▶ _WHAT TO WORK ON_
Using the listing below, select the lines with the word "chart" and copy them.

▶ _RECORDS FOR THIS EXERCISE_
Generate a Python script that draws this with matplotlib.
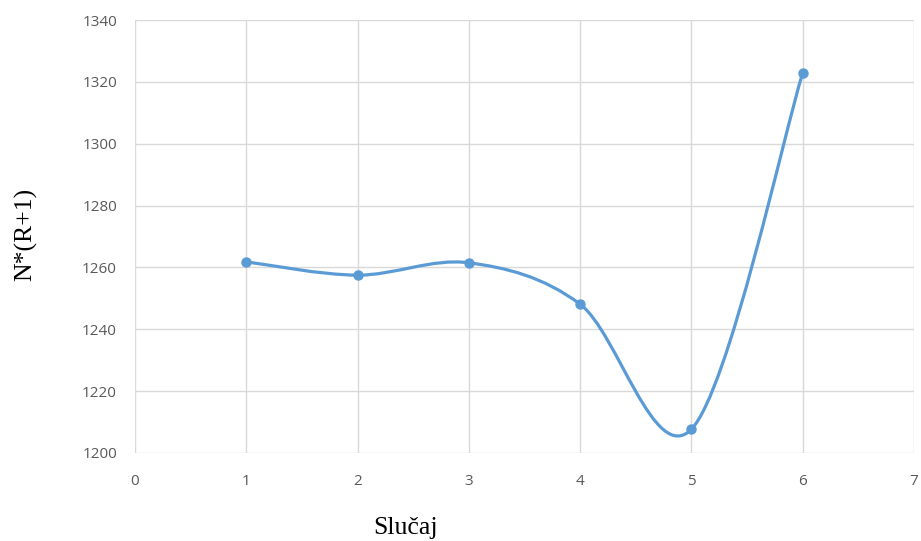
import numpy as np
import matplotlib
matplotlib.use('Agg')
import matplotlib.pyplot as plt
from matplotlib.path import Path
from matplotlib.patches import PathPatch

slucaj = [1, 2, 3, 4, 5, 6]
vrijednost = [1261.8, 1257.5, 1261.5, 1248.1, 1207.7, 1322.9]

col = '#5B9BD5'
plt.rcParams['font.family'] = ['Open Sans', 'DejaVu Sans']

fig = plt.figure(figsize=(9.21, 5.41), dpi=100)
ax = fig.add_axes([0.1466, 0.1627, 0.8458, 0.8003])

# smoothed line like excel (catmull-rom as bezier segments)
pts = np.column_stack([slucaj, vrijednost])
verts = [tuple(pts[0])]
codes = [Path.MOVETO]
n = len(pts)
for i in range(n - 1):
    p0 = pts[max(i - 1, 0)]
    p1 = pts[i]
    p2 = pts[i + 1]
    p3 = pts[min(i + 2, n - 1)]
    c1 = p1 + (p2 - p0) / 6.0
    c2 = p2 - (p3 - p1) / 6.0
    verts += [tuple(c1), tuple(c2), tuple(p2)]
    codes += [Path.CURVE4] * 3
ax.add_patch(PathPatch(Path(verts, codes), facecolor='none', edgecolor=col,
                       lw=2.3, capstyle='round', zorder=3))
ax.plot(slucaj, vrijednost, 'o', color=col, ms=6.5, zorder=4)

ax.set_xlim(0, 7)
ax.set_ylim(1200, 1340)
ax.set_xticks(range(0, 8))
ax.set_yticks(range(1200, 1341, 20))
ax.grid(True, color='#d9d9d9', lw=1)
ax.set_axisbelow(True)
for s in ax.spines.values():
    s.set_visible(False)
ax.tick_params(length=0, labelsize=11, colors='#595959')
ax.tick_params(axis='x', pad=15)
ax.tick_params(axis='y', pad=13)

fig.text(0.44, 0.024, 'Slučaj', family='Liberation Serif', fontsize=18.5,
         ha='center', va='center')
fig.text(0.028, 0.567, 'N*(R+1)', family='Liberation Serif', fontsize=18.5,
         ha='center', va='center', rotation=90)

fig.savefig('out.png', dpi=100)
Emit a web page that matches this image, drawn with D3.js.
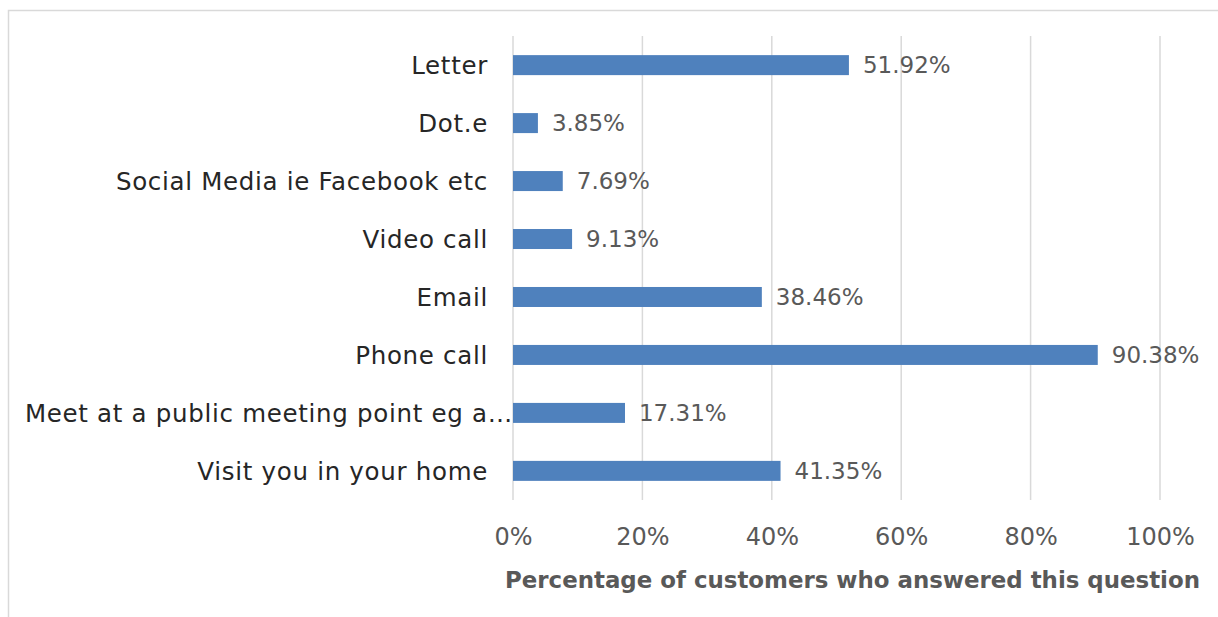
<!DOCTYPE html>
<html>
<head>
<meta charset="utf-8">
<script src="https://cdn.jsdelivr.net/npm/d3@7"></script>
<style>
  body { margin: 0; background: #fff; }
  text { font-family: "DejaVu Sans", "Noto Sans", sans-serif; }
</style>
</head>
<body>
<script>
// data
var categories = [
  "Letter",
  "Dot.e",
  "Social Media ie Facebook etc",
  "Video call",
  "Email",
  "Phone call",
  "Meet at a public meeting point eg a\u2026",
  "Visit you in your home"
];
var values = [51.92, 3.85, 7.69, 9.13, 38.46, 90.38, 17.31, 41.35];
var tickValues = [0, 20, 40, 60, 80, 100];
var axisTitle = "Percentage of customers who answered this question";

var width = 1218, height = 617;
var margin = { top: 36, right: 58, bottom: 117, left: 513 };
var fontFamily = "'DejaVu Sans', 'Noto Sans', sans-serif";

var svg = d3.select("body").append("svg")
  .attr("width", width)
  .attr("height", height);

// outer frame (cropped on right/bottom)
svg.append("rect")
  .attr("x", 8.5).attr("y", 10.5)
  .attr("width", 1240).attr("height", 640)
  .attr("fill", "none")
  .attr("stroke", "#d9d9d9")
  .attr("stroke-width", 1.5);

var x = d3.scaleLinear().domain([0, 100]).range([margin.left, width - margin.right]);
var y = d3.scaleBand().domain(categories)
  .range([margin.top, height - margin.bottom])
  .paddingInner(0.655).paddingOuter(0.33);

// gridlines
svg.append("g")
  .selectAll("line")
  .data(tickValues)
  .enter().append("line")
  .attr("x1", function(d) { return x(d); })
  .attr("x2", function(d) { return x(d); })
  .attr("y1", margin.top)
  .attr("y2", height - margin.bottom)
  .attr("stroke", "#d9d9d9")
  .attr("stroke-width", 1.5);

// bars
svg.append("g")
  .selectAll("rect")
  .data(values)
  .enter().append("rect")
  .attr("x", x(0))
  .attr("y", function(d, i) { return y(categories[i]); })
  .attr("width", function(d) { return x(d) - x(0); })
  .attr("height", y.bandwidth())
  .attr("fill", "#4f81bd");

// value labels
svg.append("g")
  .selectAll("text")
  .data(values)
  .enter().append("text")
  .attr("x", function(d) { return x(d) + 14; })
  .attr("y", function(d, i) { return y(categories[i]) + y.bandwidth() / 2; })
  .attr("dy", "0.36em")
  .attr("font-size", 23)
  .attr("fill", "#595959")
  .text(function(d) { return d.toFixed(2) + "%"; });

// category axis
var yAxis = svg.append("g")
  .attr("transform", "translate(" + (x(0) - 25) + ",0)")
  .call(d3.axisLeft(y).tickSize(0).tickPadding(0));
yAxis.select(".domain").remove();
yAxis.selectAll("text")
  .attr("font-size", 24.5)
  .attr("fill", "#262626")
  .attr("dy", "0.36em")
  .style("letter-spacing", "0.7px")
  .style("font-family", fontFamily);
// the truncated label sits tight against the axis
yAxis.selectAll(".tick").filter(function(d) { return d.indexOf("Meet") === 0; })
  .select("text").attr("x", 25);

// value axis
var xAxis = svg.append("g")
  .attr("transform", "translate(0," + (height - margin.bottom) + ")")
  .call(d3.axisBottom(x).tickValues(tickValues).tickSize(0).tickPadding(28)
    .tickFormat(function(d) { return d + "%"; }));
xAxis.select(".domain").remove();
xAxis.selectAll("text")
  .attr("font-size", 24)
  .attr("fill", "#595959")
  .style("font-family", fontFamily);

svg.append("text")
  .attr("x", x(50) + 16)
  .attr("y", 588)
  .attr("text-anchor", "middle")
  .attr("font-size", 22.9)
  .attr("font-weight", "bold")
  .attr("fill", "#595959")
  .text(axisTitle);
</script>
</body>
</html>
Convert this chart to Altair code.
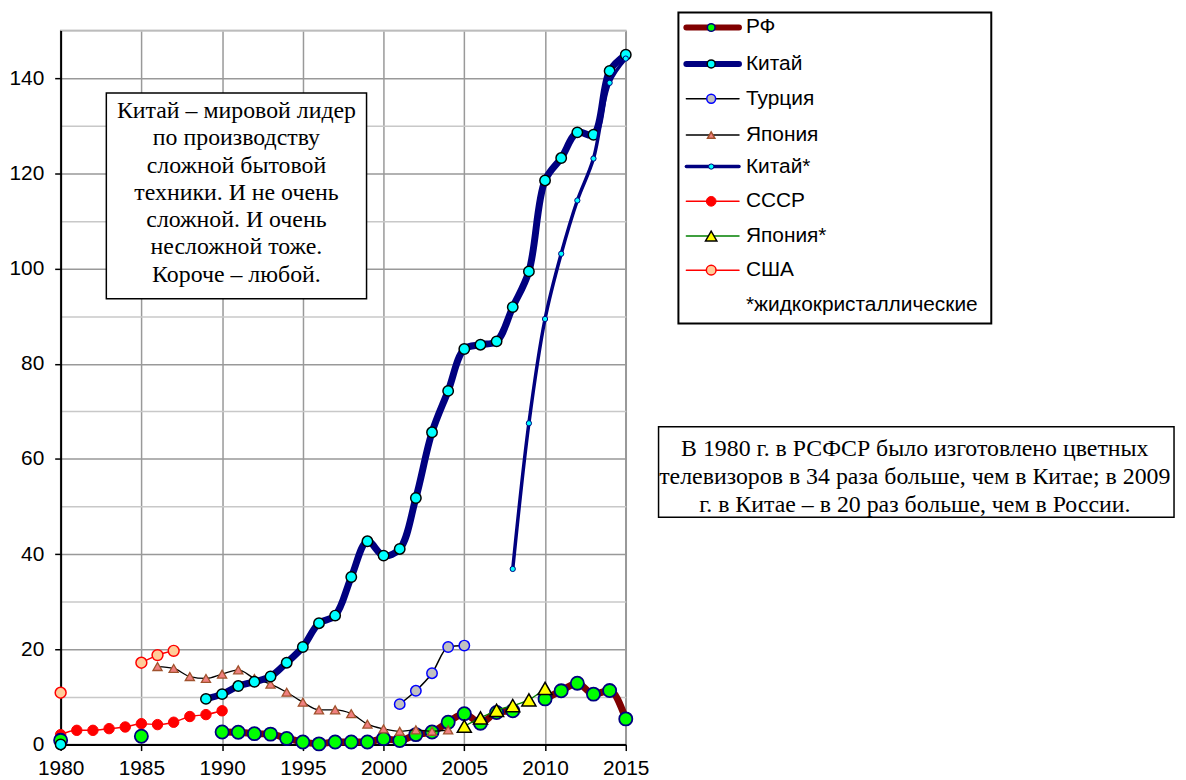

▶ _ANSWER FOR THIS EXERCISE_
Convert this chart to Altair code.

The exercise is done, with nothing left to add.